Background: An important hypothesis in psychosomatic medicine is that exposure to psychosocial factors that arouse anger may accelerate the onset of hypertension, particularly if the subject is not allowed to show anger or to deal constructively with the factor that evoked it. For working men and women, being treated in an unfair way at work may be crucial. The present study was designed to answer the question whether the pattern of coping - primarily directed towards the aggressor (open) or directed inwards or towards others (covert) - is associated with hypertension among working men and women.
Study group: Five thousand seven hundred and twenty working men and women aged 15-64 participated in the study. The participation rate was 76%.

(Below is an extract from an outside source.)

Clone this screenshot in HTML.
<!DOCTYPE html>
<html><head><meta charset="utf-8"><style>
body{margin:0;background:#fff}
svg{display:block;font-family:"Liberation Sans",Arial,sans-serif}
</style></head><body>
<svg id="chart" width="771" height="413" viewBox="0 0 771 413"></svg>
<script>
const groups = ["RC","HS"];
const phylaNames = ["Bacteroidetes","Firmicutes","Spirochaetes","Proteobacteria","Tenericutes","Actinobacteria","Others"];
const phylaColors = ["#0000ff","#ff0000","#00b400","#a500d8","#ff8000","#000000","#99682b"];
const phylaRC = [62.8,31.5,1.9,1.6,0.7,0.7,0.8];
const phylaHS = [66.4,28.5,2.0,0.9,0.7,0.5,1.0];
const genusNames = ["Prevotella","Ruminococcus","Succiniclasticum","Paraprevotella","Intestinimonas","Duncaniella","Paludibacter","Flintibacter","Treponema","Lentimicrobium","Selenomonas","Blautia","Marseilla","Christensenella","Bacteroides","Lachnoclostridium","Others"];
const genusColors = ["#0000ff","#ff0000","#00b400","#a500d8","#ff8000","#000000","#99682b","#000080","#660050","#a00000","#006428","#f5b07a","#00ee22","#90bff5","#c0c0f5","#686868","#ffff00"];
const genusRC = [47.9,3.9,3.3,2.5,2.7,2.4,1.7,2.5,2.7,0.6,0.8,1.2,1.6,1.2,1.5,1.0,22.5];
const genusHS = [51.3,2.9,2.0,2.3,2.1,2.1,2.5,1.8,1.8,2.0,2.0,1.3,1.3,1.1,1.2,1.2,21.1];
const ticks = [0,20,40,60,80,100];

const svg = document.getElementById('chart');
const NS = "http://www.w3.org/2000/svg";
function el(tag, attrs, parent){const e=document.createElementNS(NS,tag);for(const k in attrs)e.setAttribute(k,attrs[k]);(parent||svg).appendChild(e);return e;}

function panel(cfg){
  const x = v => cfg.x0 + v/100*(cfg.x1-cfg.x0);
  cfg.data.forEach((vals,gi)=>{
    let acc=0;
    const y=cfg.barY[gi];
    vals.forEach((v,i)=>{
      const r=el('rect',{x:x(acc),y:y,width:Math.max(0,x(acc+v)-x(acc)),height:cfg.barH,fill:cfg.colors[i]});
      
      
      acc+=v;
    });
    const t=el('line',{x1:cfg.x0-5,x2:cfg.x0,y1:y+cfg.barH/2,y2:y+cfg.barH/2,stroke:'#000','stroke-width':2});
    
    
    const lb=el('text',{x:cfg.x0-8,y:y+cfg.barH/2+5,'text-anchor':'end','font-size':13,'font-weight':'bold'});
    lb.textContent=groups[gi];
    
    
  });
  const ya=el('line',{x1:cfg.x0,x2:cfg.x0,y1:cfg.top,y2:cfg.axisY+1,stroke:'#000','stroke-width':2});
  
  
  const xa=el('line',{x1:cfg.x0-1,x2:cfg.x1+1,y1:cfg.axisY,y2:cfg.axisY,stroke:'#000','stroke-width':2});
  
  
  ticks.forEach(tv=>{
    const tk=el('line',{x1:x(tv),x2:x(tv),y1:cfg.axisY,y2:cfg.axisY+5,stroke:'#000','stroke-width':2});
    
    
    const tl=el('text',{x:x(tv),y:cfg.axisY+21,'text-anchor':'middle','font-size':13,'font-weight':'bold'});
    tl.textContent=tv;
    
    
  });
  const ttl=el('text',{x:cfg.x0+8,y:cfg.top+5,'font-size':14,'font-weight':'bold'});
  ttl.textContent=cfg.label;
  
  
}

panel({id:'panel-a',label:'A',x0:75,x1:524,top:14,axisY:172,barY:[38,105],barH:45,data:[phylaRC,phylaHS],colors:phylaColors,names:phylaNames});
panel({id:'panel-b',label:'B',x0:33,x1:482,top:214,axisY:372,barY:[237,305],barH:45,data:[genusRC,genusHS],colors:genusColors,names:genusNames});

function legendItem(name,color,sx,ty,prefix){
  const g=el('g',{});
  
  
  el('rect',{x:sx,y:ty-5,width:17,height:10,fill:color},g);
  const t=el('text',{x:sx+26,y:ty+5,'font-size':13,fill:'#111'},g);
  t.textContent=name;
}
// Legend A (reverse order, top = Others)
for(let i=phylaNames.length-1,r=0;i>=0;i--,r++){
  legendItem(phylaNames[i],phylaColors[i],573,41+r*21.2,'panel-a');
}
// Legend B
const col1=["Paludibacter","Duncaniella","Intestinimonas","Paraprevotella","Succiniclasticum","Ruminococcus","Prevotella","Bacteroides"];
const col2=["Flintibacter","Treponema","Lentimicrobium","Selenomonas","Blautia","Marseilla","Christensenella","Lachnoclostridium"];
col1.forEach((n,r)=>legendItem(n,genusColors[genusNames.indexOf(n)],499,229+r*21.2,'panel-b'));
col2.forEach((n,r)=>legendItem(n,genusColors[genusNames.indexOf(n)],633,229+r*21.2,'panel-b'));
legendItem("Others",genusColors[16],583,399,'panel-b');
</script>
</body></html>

Methods: The coping pattern was studied by means of a Swedish version of a self-administered questionnaire that was originally introduced by Harburg et al.
Results: Significant results were confined to the age group 45-54. All analyses were adjusted for age and body mass index. Smoking habits and social class had no effect on the relationships. Low scores (lowest quartile) for open coping tended to be associated with an elevated prevalence ratio (PR) of hypertension both among men (PR 1.3, 95% confidence interval, CI, 0.9-1.7) and women (PR 1.4, 95% CI 1.0-2.0). High scores for covert coping (highest quartile) were associated with an elevated PR of hypertension among men (PR 1.6, 95% CI 1.2-2.2) but not in women. If the analysis was confined to cases without medication, the relationship between a high level of covert coping and high blood pressure was still significant for men. For women, however, no significant findings were made after this operation. Accordingly, the relationship between a low level of open coping and hypertension in women was confined to women with medication. Coping patterns were correlated with psychosocial work environment factors, in particular decision latitude.
Conclusion: In men, covert coping was associated with prevalence of hypertension. In women, there tended to be a relationship between low scores for open coping and hypertension.